[START OF Source excerpt]

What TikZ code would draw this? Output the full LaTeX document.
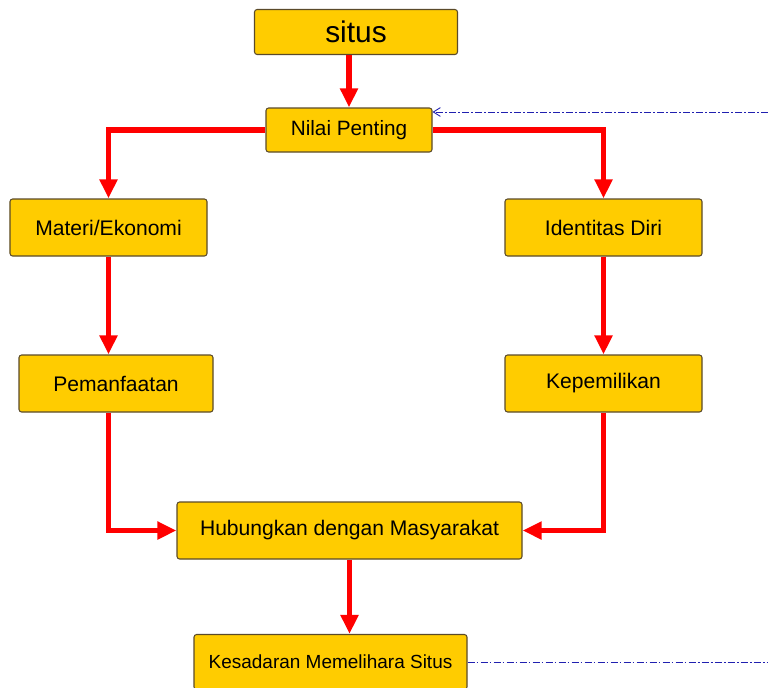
\documentclass[tikz,border=0pt]{standalone}
\usepackage{fontspec}
\setmainfont{Liberation Sans}
\usepackage{tikz}
\usetikzlibrary{shapes,arrows.meta,positioning}
\usepackage{xcolor}
\definecolor{kuning}{HTML}{FFCC00}
\definecolor{garis}{HTML}{5A4A2A}
\definecolor{merah}{HTML}{FF0000}
\definecolor{biru}{HTML}{2020B0}

\begin{document}
\begin{tikzpicture}[
    kotak/.style={draw=garis, fill=kuning, rounded corners=1.5pt, line width=0.6pt,
        minimum height=1.14cm, inner sep=0pt, font=\fontsize{12}{14}\selectfont},
    panah/.style={draw=merah, line width=3.4pt,
        -{Triangle[width=0.34cm, length=0.38cm]}},
    putus/.style={draw=biru, line width=0.5pt, dash pattern=on 4pt off 1.2pt on 1pt off 1.2pt}
]

        % Batas gambar
        \useasboundingbox (0, 0) rectangle (15.36, -13.74);

        % Kotak utama
        \node[kotak, minimum width=4.06cm, minimum height=0.9cm, font=\fontsize{17}{19}\selectfont] (situs) at (7.12, -0.64) {situs};
        \node[kotak, minimum width=3.32cm, minimum height=0.88cm, font=\fontsize{11.8}{13}\selectfont] (nilai) at (6.98, -2.6) {Nilai Penting};

        % Cabang kiri
        \node[kotak, minimum width=3.94cm] (materi) at (2.17, -4.55) {Materi/Ekonomi};
        \node[kotak, minimum width=3.88cm] (manfaat) at (2.32, -7.67) {Pemanfaatan};

        % Cabang kanan
        \node[kotak, minimum width=3.94cm] (identitas) at (12.07, -4.55) {Identitas Diri};
        \node[kotak, minimum width=3.94cm] (milik) at (12.07, -7.67) {Kepemilikan};

        % Kotak bawah
        \node[kotak, minimum width=6.9cm] (hubung) at (6.99, -10.61) {Hubungkan dengan Masyarakat};
        \node[kotak, minimum width=5.46cm, minimum height=1.1cm, font=\fontsize{10.8}{12}\selectfont] (sadar) at (6.61, -13.24) {Kesadaran Memelihara Situs};

        % Titik ujung garis biru
        \coordinate (ujungA) at (15.36, -2.24);
        \coordinate (ujungB) at (15.36, -13.24);

        % Panah merah
        \draw[panah] (situs.south -| nilai) -- (nilai.north);
        \draw[panah] (nilai.west) -| (materi.north);
        \draw[panah] (nilai.east) -| (identitas.north);
        \draw[panah] (materi.south) -- (materi.south |- manfaat.north);
        \draw[panah] (identitas.south) -- (milik.north);
        \draw[panah] (manfaat.south -| materi) |- (hubung.west);
        \draw[panah] (milik.south) |- (hubung.east);
        \draw[panah] (hubung.south) -- (hubung.south |- sadar.north);

        % Garis putus-putus biru
        \draw[putus, -{Straight Barb[length=4pt, width=5pt]}] (ujungA) -- (nilai.north east |- ujungA);
        \draw[putus] (sadar.east) -- (ujungB);

\end{tikzpicture}
\end{document}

[END OF Source excerpt]

_Task details_: Please extract exactly the lines of the data, from the first through the line containing "rectangle (15.36, -13.74);", and add no pictures to the copy.

_Solution to the problem_:
What TikZ code would draw this? Output the full LaTeX document.
\documentclass[tikz,border=0pt]{standalone}
\usepackage{fontspec}
\setmainfont{Liberation Sans}
\usepackage{tikz}
\usetikzlibrary{shapes,arrows.meta,positioning}
\usepackage{xcolor}
\definecolor{kuning}{HTML}{FFCC00}
\definecolor{garis}{HTML}{5A4A2A}
\definecolor{merah}{HTML}{FF0000}
\definecolor{biru}{HTML}{2020B0}

\begin{document}
\begin{tikzpicture}[
    kotak/.style={draw=garis, fill=kuning, rounded corners=1.5pt, line width=0.6pt,
        minimum height=1.14cm, inner sep=0pt, font=\fontsize{12}{14}\selectfont},
    panah/.style={draw=merah, line width=3.4pt,
        -{Triangle[width=0.34cm, length=0.38cm]}},
    putus/.style={draw=biru, line width=0.5pt, dash pattern=on 4pt off 1.2pt on 1pt off 1.2pt}
]

        % Batas gambar
        \useasboundingbox (0, 0) rectangle (15.36, -13.74);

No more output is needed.